**WHAT IS NEEDED**
Up to and including the line with "W, H = 960, 1438", write out the listing from its first line, minus the pictures.

**DATA SEGMENT**
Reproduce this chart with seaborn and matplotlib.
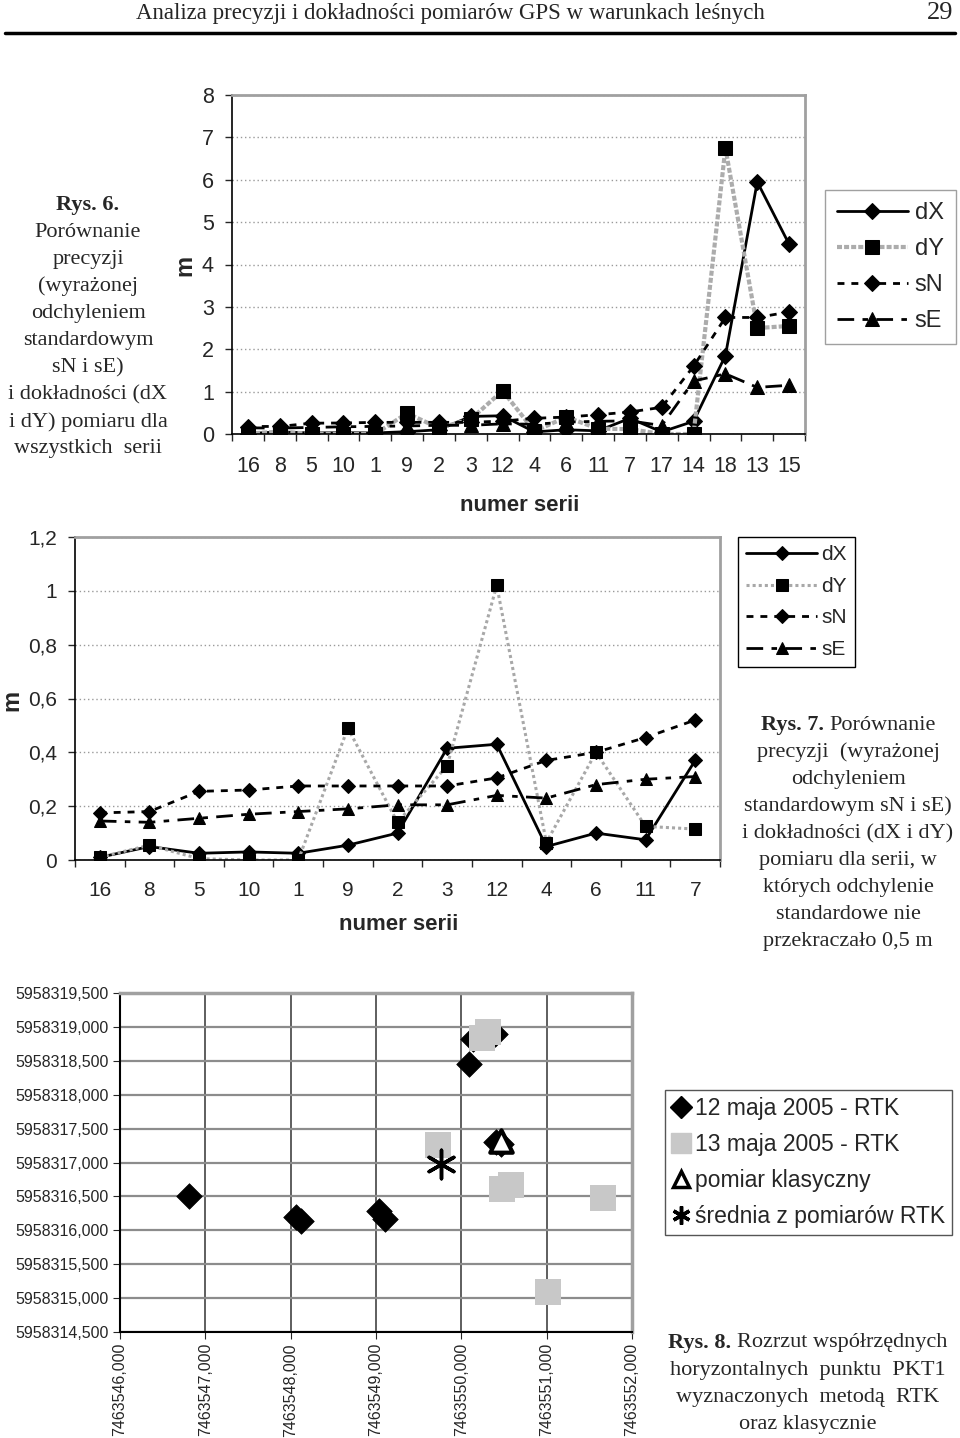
import numpy as np
import pandas as pd
import matplotlib
matplotlib.use("Agg")
import matplotlib.pyplot as plt
import seaborn as sns
from matplotlib.lines import Line2D
from matplotlib.ticker import FuncFormatter, MultipleLocator

W, H = 960, 1438

# --- data: Rys. 6 / Rys. 7 (all series, series 17..15 only in Rys. 6) ---
series = ["16", "8", "5", "10", "1", "9", "2", "3", "12", "4", "6", "11", "7",
          "17", "14", "18", "13", "15"]
dX = [0.01, 0.05, 0.025, 0.03, 0.025, 0.055, 0.10, 0.415, 0.43, 0.05, 0.10, 0.075, 0.37,
      0.05, 0.30, 1.85, 5.95, 4.48]
dY = [0.01, 0.055, 0.005, 0.0, 0.0, 0.49, 0.14, 0.35, 1.02, 0.065, 0.40, 0.125, 0.115,
      0.0, 0.0, 6.75, 2.50, 2.55]
sN = [0.175, 0.18, 0.255, 0.26, 0.275, 0.275, 0.275, 0.275, 0.305, 0.37, 0.40, 0.455, 0.52,
      0.63, 1.60, 2.75, 2.75, 2.88]
sE = [0.145, 0.14, 0.155, 0.17, 0.18, 0.19, 0.205, 0.205, 0.24, 0.23, 0.28, 0.30, 0.31,
      0.20, 1.25, 1.42, 1.10, 1.15]
n_small = 13  # series with sd below 0.5 m (Rys. 7)

# --- data: Rys. 8 (coordinates of PKT1) ---
rtk12_x = [7463546.81, 7463548.06, 7463548.12, 7463549.03, 7463549.10,
           7463550.09, 7463550.14, 7463550.40, 7463550.41, 7463550.47]
rtk12_y = [5958316.50, 5958316.20, 5958316.14, 5958316.29, 5958316.17,
           5958318.46, 5958318.82, 5958318.90, 5958317.30, 5958317.28]
rtk13_x = [7463550.24, 7463550.31, 7463549.73, 7463550.48, 7463550.58,
           7463551.66, 7463551.01]
rtk13_y = [5958318.83, 5958318.92, 5958317.26, 5958316.61, 5958316.67,
           5958316.47, 5958315.09]
klas_x, klas_y = [7463550.47], [5958317.32]
mean_x, mean_y = [7463549.76], [5958316.98]

sns.set_style("white")
plt.rcParams["font.family"] = ["Liberation Sans", "DejaVu Sans"]

fig = plt.figure(figsize=(W / 100, H / 100), dpi=100)


def fbox(x0, y0, x1, y1):
    return [x0 / W, 1 - y1 / H, (x1 - x0) / W, (y1 - y0) / H]


def comma(v, pos=None):
    s = f"{v:.1f}".rstrip("0").rstrip(".")
    return s.replace(".", ",")


def line_chart(ax, n, msize, dy_style, tick_size, xpad):
    pos = np.arange(n)
    kw = dict(ax=ax, markeredgecolor="black", markerfacecolor="black")
    sns.lineplot(x=pos, y=dX[:n], color="black", lw=2, marker="D", markersize=msize * 0.85,
                 label="dX", **kw)
    sns.lineplot(x=pos, y=dY[:n], color=dy_style[0], lw=dy_style[1], linestyle=dy_style[2],
                 marker="s", markersize=msize, label="dY", **kw)
    sns.lineplot(x=pos, y=sN[:n], color="black", lw=2, linestyle=(0, (2.5, 2.5)), marker="D",
                 markersize=msize * 0.85, label="sN", **kw)
    sns.lineplot(x=pos, y=sE[:n], color="black", lw=2, linestyle=(0, (6, 3, 2, 3)), marker="^",
                 markersize=msize, label="sE", **kw)
    ax.set_xlim(-0.5, n - 0.5)
    ax.set_xticks(pos)
    ax.set_xticklabels(series[:n], fontsize=tick_size)
    ax.xaxis.set_minor_locator(MultipleLocator(1, offset=0.5))
    ax.tick_params(axis="x", which="major", length=0, pad=xpad)
    ax.tick_params(axis="x", which="minor", length=5, width=1, direction="out", bottom=True)
    ax.tick_params(axis="y", length=5, width=1, direction="out", left=True, labelsize=tick_size,
                   pad=8)
    ax.grid(axis="y", color="#9a9a9a", lw=1, linestyle=(0, (1, 2)))
    ax.set_axisbelow(True)
    for side in ["left", "bottom"]:
        ax.spines[side].set_color("black")
        ax.spines[side].set_linewidth(1.2)
    for side in ["top", "right"]:
        ax.spines[side].set_color("#a0a0a0")
        ax.spines[side].set_linewidth(2)
    ax.set_xlabel("")
    ax.set_ylabel("")


# ---------------- Rys. 6 ----------------
ax1 = fig.add_axes(fbox(232, 95, 805, 434))
line_chart(ax1, len(series), 9.5, ("#acacac", 3, (0, (1.2, 0.5))), 15.5, 16)
ax1.set_ylim(0, 8)
ax1.set_yticks(range(0, 9))
ax1.legend(loc="upper left", bbox_to_anchor=(825 / W, 1 - 190 / H), bbox_transform=fig.transFigure,
           fontsize=17, frameon=True, fancybox=False, edgecolor="#a0a0a0", framealpha=1,
           handlelength=3.0, handletextpad=0.3, labelspacing=0.6, borderpad=0.5,
           borderaxespad=0)
fig.text(185 / W, 1 - 265 / H, "m", rotation=90, fontsize=17, fontweight="bold",
         ha="center", va="center")
fig.text(520 / W, 1 - 505 / H, "numer serii", fontsize=16, fontweight="bold",
         ha="center", va="center")

# ---------------- Rys. 7 ----------------
ax2 = fig.add_axes(fbox(75, 537, 720, 860))
line_chart(ax2, n_small, 8.5, ("#a8a8a8", 2.2, (0, (1, 1))), 15, 15)
ax2.set_ylim(0, 1.2)
ax2.set_yticks(np.arange(0, 1.21, 0.2))
ax2.yaxis.set_major_formatter(FuncFormatter(comma))
ax2.legend(loc="upper left", bbox_to_anchor=(738 / W, 1 - 537 / H), bbox_transform=fig.transFigure,
           fontsize=15, frameon=True, fancybox=False, edgecolor="black", framealpha=1,
           handlelength=3.4, handletextpad=0.2, labelspacing=0.6, borderpad=0.4,
           borderaxespad=0)
fig.text(12 / W, 1 - 700 / H, "m", rotation=90, fontsize=17, fontweight="bold",
         ha="center", va="center")
fig.text(399 / W, 1 - 925 / H, "numer serii", fontsize=16, fontweight="bold",
         ha="center", va="center")

# ---------------- Rys. 8 ----------------
ax3 = fig.add_axes(fbox(120, 993, 632, 1332))
sns.scatterplot(x=rtk12_x, y=rtk12_y, ax=ax3, marker="D", color="black", s=170,
                edgecolor="black", linewidth=0.5, zorder=3)
sns.scatterplot(x=rtk13_x, y=rtk13_y, ax=ax3, marker="s", color="#c8c8c8", s=330,
                edgecolor="#c8c8c8", linewidth=0, zorder=4)
sns.scatterplot(x=klas_x, y=klas_y, ax=ax3, marker="^", facecolor="white", s=260,
                edgecolor="black", linewidth=3, zorder=5)
sns.scatterplot(x=mean_x, y=mean_y, ax=ax3, marker=(6, 2, 0), color="black", s=420,
                linewidth=2.5, zorder=5)
ax3.set_xlim(7463546, 7463552)
ax3.set_ylim(5958314.5, 5958319.5)
ax3.set_xticks(np.arange(7463546, 7463552.5, 1.0))
ax3.set_yticks(np.arange(5958314.5, 5958319.6, 0.5))
coord_fmt = FuncFormatter(lambda v, p: f"{v:.3f}".replace(".", ","))
ax3.xaxis.set_major_formatter(coord_fmt)
ax3.yaxis.set_major_formatter(coord_fmt)
ax3.tick_params(axis="x", rotation=90, labelsize=11.5, length=5, direction="out", bottom=True, pad=3)
ax3.tick_params(axis="y", labelsize=11.5, length=5, direction="out", left=True, pad=3)
ax3.grid(axis="y", color="#8c8c8c", lw=1.6)
ax3.grid(axis="x", color="#333333", lw=1.1)
ax3.set_axisbelow(True)
for side in ["left", "bottom"]:
    ax3.spines[side].set_color("black")
    ax3.spines[side].set_linewidth(1.5)
for side in ["top", "right"]:
    ax3.spines[side].set_color("#a0a0a0")
    ax3.spines[side].set_linewidth(2.5)
h8 = [
    Line2D([], [], ls="", marker="D", color="black", markersize=11),
    Line2D([], [], ls="", marker="s", color="#c8c8c8", markersize=15),
    Line2D([], [], ls="", marker="^", markerfacecolor="white", markeredgecolor="black",
           markeredgewidth=2.5, markersize=12),
    Line2D([], [], ls="", marker=(6, 2, 0), color="black", markeredgewidth=2.5, markersize=13),
]
l8 = ["12 maja 2005 - RTK", "13 maja 2005 - RTK", "pomiar klasyczny", "średnia z pomiarów RTK"]
ax3.legend(h8, l8, loc="upper left", bbox_to_anchor=(665 / W, 1 - 1090 / H),
           bbox_transform=fig.transFigure, fontsize=16.5, frameon=True, fancybox=False,
           edgecolor="#555555", framealpha=1, handlelength=0.8, handletextpad=0.2,
           labelspacing=0.57, borderpad=0.3, borderaxespad=0)

# ---------------- page text ----------------
serif = ["Liberation Serif", "DejaVu Serif"]
fig.text(450 / W, 1 - 13 / H, "Analiza precyzji i dokładności pomiarów GPS w warunkach leśnych",
         family=serif, fontsize=16.5, ha="center", va="center")
fig.text(940 / W, 1 - 13 / H, "29", family=serif, fontsize=19, ha="center", va="center")
fig.add_artist(Line2D([5 / W, 955 / W], [1 - 33 / H, 1 - 33 / H], color="black", lw=2.5))

renderer = fig.canvas.get_renderer()


def caption(cx, y0, step, bold, lines, size=16):
    # first line: bold figure number followed by normal text
    first = lines[0]
    tb = fig.text(0, 0, bold, family=serif, fontsize=size, fontweight="bold", va="center")
    wb = tb.get_window_extent(renderer).width
    gap = size * 0.35 if first else 0
    tn = fig.text(0, 0, first, family=serif, fontsize=size, va="center")
    wn = tn.get_window_extent(renderer).width if first else 0
    x0 = cx - (wb + gap + wn) / 2
    tb.set_position((x0 / W, 1 - y0 / H))
    tn.set_position(((x0 + wb + gap) / W, 1 - y0 / H))
    for i, txt in enumerate(lines[1:], start=1):
        fig.text(cx / W, 1 - (y0 + i * step) / H, txt, family=serif, fontsize=size,
                 ha="center", va="center")


caption(88, 205, 27.1, "Rys. 6.",
        ["", "Porównanie", "precyzji", "(wyrażonej", "odchyleniem", "standardowym",
         "sN i sE)", "i dokładności (dX", "i dY) pomiaru dla", "wszystkich  serii"])
caption(848, 725, 27.1, "Rys. 7.",
        ["Porównanie", "precyzji  (wyrażonej", "odchyleniem", "standardowym sN i sE)",
         "i dokładności (dX i dY)", "pomiaru dla serii, w", "których odchylenie",
         "standardowe nie", "przekraczało 0,5 m"])
caption(808, 1343, 27.1, "Rys. 8.",
        ["Rozrzut współrzędnych", "horyzontalnych  punktu  PKT1",
         "wyznaczonych  metodą  RTK", "oraz klasycznie"])

fig.savefig("out.png", dpi=100)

**TASK SOLUTION**
Reproduce this chart with seaborn and matplotlib.
import numpy as np
import pandas as pd
import matplotlib
matplotlib.use("Agg")
import matplotlib.pyplot as plt
import seaborn as sns
from matplotlib.lines import Line2D
from matplotlib.ticker import FuncFormatter, MultipleLocator

W, H = 960, 1438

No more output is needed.